Much has been written about Dundee’s City of Culture bid, most of the articles I’ve read have been a good summary of Dundee’s cultural heritage, the city’s transformation in recent years, with plenty of detail about the museums, exhibitions, the art school (Duncan of Jordanstone), the Dundee Rep Theatre, and Dundee Contemporary Arts. But to highlight what the city has meant to me over the last few years, I thought I’d take a more personal approach to explaining why I think Dundee richly deserved to be named City of Culture.
I grew up in Fife, around twenty minutes by train from Dundee, and spent a lot of time here before I finally moved here in 2007. I played in bands as a teenager, and the majority of the gigs we played at that time were over the bridge in Dundee.
Despite our novice status, we never found it particularly difficult to get gigs in the city. There were always plenty of people who were enthusiastic about promoting young bands, and plenty of venues willing to accommodate them. The shows that we played back then were always relatively well attended, given that Dundee is a fairly small city and most of the shows were on weeknights. If it wasn’t for the huge number of enthusiastic bands, promoters and venues, my musical ‘career’ might not have even got off the ground.
After some time away from the city – I lived in London for a year then went travelling for six months – I moved to Dundee permanently in 2007. My experiences as a teenager were a huge factor in this decision, coupled with the fact that many of the friends I had made in that time were still here.
The Dundee I came back to had a different feel to the one I’d left, however. In 2007-08, bars and venues were starting to feel the squeeze. People had less money than they did even five years earlier, and gigs were poorly attended as the price of drinking out increased. Several of the venues I played had shut their doors, including the famous Westport Bar, and the small city centre was bereft of the opportunities that I had had at the turn of the decade.

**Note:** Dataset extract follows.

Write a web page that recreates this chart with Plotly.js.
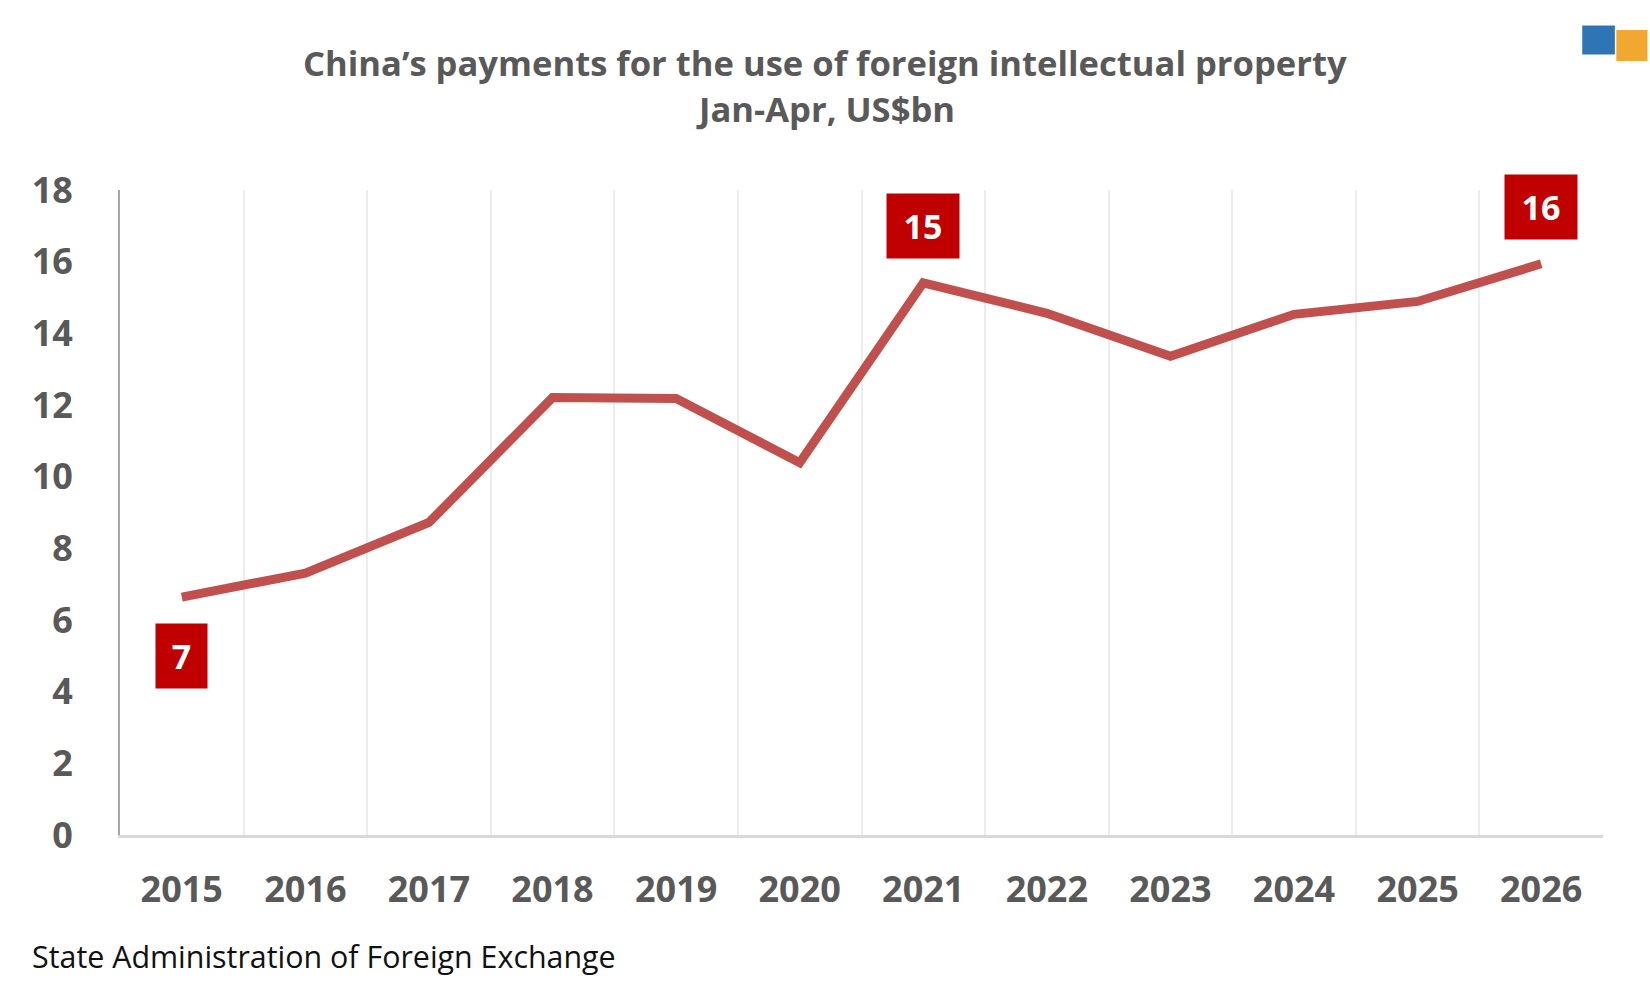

But the artists and music lovers of Dundee recognised this problem, and set about trying to reverse the trend. Previously empty venues gradually started to reopen as enterprising individuals saw an opportunity, saw that a vibrant music scene can still exist in Dundee, and began to rebuild. Even the pubs who were run by larger companies and chains appointed local people to put on bands and promote gigs – people who knew the Dundee scene and its rich diversity.
Independent venues began to work more closely with the bands and promoters too – they became more accommodating and were keen to promote live music as a selling point, rather than a reason to avoid a pub. People started banding together (if you’ll pardon the pun) and formed collectives. One mainstay of the local scene, the punk rock label Make-That-A-Take Records flourished, and thanks to the spirit, imagination and determination of the individuals involved, began to attract better known bands to Dundee. One of the highlights of the gig going calendar is their Book Yer Aine Fest, which even in name epitomises the spirit that exists here. The festival, which takes place in November, is now in its seventh year, and each year is bigger than the last. There’s also the annual Dundee Blues Bonanza, which takes over the city for a weekend every summer and attracts a wealth of international as well as local talent. These festivals are complimented by the huge number of one-off gigs, and thanks to organisations such as the Rusty Hip Collective and the Tin Roof Artists Collective, you can often go along to a gig and take in an art exhibition between the bands.
I’ve seen opportunities for musicians increase greatly in the last six or seven years, and many people now concede that Dundee more than punches above its weight in terms of the quality of its musical output. The View and Snow Patrol (who met while studying at Dundee University) are our most well-known exports, but there’s far more to our music than that. From folk-singer songwriters to garage punk and heavy metal, there is a diversity that belies the city’s small population. In recent years we have seen bands such as The Mirror Trap and Fat Goth gain national radio airplay, and we’re also home to arguably the best unsigned band in Scotland, The Hazey Janes, who are fresh from a UK tour supporting Scots legends Deacon Blue and recently toured Europe with US indie stalwarts Wilco.
And it is all powered by individual and collective effort. Dundee may not be a priority on many touring bands’ schedules, especially those of non-Scottish bands, but the dedication of a few and the enthusiasm of many ensures that Dundee’s music scene continues to grow. As more and more collectives and organisations spring up the outlook becomes brighter. Dundee more than deserved to be named City of Culture, but despite our acute disappointment at the result many have vowed that they will continue to keep Dundee’s cultural heart beating strongly. And that is perhaps the most inspiring thing of all.